In the case of Magnolia, you need at least two different containers running, one for the author and one for the public instances. But if you also want to run Magnolia on top of a DB, then you would need to run two additional containers for each instance's DB. All those instances share credentials, networks, volumes, and have a specific loading order, i.e the DB has to be run before the web app server.

This is where docker-compose can help you to have everything declared in one place and easily reproducible whenever you need a new setup for your app.

Docker Compose

Docker compose is a separate tool that gets installed along with docker. It helps to startup multiple docker containers at the same time and automatically connect them together with networking, health-check and volume management. The main purpose of docker-compose is to function as docker CLI but allows you to issue more commands quickly.

In docker compose you have a YAML file where you define how you would like your multi-container application to be structured. This YAML file will then be used to automate the launch of the containers as defined.

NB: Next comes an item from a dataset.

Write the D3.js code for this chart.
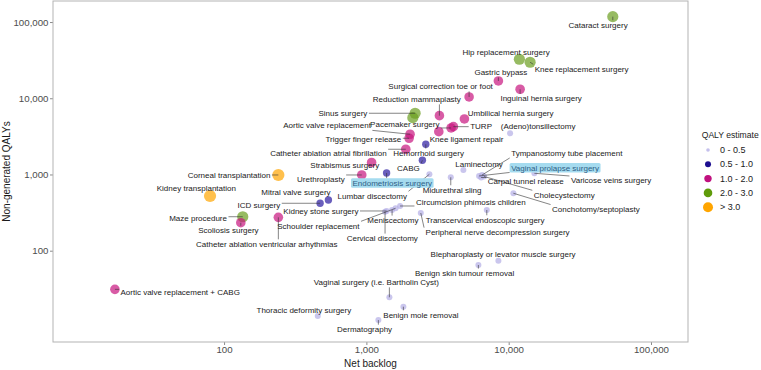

Let's create a docker-compose.yaml file step by step trying to achieve the previous post Magnolia setup of one author and one public attached to a couple of postgres DBs.

Services

In order to define the configuration and params needed to run the containers, you need to provide a services element. Let's take a look to the postgres container as the first service:

version: '3.7'

services: 
  mgnlauthor-postgres:
    image: postgres:12
    restart: unless-stopped
    healthcheck: 
      test: pg_isready -U magnolia || exit 1
      interval: 10s
      timeout: 5s
      retries: 5
    volumes:
      - "~/docker/pgdata-author:/var/lib/postgresql/data"
    networks: 
      - mgnlnet
    environment:
      POSTGRES_USER: "magnolia"
      POSTGRES_PASSWORD: ${POSTGRES_PASSWORD:?password empty}
      POSTGRES_DB: "magnolia"
      PGDATA: "/var/lib/postgresql/data/pgdata"
  mgnlpublic-postgres: ...

Reviewing the options provided:

version: the service (yaml) definition format is compatible with docker compose version 3.7.
mgnlauthor-postgres: the name of the container in the network. This will be used by the magnolia author instance to connect to this DB.
image: the name of the image to be pulled from the docker registry.
restart: the restart policy of the container. In this case we want docker to restart it if it gets killed somehow.
healthcheck: a test command to be run in order to check the container status. exit code 0 is healthy, exit code 1 unhealthy/failed. The interval, timeout and retry number of the test can be configured as sub-options. For PostgreSQL we used this tool.
volumes: a host mounted volume to be used inside the container.
networks: the network where this container is going to be registered as mgnlauthor-postgres.
environment: All the environment variables needed by the container to run. In this case the database credentials and PGDATA folder.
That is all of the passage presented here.